§ TO DO: Without the pictures, extract every line from the start of the material to the line containing "y in points)", both ends included.

════════════════════

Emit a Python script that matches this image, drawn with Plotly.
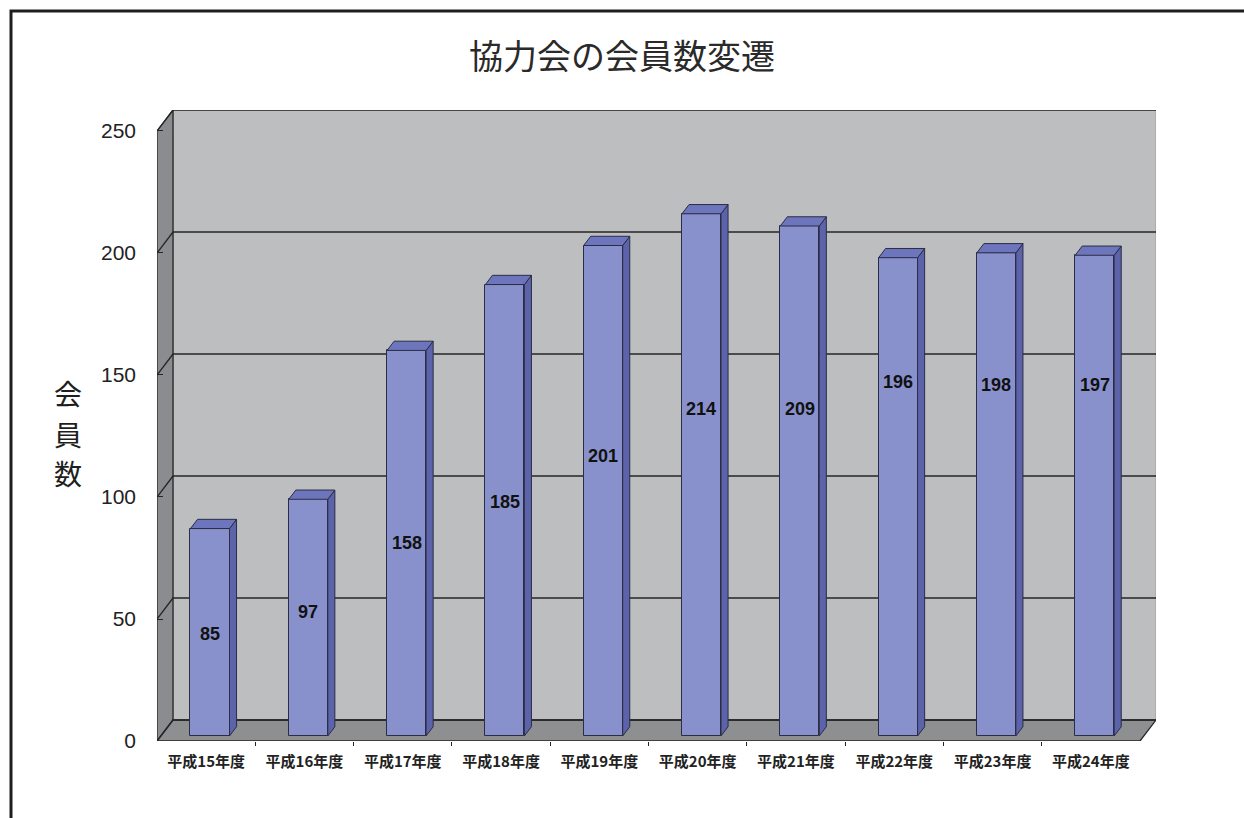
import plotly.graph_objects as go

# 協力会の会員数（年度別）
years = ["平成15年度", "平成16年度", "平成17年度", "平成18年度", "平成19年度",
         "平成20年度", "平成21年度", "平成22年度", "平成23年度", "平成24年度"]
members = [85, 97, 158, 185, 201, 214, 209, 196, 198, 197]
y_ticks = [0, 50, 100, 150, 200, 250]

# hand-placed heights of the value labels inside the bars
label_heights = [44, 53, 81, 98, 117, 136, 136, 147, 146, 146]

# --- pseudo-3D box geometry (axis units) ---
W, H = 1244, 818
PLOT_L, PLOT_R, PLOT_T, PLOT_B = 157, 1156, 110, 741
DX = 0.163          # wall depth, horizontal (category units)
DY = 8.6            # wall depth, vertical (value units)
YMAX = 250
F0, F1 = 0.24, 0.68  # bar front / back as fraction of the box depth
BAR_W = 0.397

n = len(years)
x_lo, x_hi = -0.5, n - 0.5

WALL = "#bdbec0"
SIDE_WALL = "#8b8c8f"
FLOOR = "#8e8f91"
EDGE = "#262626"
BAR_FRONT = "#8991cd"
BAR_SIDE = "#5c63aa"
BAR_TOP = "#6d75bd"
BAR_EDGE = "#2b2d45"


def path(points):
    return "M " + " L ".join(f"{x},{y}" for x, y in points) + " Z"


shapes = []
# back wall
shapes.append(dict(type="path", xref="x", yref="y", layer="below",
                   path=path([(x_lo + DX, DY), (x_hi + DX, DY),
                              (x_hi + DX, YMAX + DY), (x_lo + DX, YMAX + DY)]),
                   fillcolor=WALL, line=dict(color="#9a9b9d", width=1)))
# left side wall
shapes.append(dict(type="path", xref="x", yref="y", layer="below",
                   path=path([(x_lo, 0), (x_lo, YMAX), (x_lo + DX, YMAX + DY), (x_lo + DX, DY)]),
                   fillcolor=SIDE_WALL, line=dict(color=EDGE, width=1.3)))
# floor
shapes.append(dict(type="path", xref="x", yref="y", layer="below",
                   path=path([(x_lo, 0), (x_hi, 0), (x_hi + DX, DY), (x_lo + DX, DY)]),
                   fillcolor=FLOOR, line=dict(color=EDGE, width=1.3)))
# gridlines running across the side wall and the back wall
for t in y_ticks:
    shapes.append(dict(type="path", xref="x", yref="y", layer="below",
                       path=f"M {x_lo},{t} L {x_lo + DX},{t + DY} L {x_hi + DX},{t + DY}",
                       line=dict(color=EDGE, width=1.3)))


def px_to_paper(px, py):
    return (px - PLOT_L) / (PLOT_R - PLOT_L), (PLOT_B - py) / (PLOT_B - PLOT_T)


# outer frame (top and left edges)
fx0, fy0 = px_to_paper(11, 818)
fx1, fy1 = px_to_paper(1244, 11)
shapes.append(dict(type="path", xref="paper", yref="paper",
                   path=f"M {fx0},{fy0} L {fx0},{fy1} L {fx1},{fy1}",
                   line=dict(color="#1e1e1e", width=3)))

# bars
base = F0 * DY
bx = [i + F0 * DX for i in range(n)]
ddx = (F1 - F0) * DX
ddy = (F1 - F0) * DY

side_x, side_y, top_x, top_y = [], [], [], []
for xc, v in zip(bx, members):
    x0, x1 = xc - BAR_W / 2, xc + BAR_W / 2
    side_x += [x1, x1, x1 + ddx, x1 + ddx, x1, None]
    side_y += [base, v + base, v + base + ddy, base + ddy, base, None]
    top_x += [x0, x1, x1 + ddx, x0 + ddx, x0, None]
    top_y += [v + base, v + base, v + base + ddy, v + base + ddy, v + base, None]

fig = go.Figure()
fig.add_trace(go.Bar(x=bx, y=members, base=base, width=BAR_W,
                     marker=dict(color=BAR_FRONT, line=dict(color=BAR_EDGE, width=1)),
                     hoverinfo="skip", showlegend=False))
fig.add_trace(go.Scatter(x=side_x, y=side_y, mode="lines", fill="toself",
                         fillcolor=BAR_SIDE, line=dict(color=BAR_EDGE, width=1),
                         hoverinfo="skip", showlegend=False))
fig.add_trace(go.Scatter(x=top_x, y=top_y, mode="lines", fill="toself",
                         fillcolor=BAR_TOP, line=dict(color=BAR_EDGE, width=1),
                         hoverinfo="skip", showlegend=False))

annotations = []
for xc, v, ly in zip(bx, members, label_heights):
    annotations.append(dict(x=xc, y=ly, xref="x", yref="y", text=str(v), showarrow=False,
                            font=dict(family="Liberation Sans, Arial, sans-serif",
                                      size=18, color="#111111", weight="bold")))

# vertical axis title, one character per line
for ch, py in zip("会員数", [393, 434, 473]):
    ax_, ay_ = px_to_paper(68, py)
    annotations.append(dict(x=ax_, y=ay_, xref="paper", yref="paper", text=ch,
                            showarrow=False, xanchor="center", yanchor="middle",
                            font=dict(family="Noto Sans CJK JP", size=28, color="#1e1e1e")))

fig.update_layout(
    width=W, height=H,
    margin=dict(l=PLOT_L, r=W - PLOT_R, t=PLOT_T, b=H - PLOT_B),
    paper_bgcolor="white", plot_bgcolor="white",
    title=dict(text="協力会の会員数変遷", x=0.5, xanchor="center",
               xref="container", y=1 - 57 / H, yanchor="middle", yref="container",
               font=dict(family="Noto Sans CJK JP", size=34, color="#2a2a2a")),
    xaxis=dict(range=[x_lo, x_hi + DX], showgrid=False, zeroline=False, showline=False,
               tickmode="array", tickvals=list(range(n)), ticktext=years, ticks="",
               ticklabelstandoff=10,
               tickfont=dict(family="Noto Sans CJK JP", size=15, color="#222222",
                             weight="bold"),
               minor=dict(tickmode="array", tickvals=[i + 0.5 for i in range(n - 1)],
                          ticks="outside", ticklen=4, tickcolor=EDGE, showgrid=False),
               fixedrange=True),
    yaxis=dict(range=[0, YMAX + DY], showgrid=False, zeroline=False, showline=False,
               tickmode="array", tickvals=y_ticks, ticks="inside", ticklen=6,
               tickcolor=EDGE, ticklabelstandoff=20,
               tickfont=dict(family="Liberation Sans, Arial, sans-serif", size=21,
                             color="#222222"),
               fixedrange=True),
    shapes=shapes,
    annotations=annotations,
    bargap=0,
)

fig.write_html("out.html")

════════════════════

§ FULL RESPONSE:
Emit a Python script that matches this image, drawn with Plotly.
import plotly.graph_objects as go

# 協力会の会員数（年度別）
years = ["平成15年度", "平成16年度", "平成17年度", "平成18年度", "平成19年度",
         "平成20年度", "平成21年度", "平成22年度", "平成23年度", "平成24年度"]
members = [85, 97, 158, 185, 201, 214, 209, 196, 198, 197]
y_ticks = [0, 50, 100, 150, 200, 250]

# hand-placed heights of the value labels inside the bars
label_heights = [44, 53, 81, 98, 117, 136, 136, 147, 146, 146]

# --- pseudo-3D box geometry (axis units) ---
W, H = 1244, 818
PLOT_L, PLOT_R, PLOT_T, PLOT_B = 157, 1156, 110, 741
DX = 0.163          # wall depth, horizontal (category units)
DY = 8.6            # wall depth, vertical (value units)
YMAX = 250
F0, F1 = 0.24, 0.68  # bar front / back as fraction of the box depth
BAR_W = 0.397

n = len(years)
x_lo, x_hi = -0.5, n - 0.5

WALL = "#bdbec0"
SIDE_WALL = "#8b8c8f"
FLOOR = "#8e8f91"
EDGE = "#262626"
BAR_FRONT = "#8991cd"
BAR_SIDE = "#5c63aa"
BAR_TOP = "#6d75bd"
BAR_EDGE = "#2b2d45"


def path(points):
    return "M " + " L ".join(f"{x},{y}" for x, y in points) + " Z"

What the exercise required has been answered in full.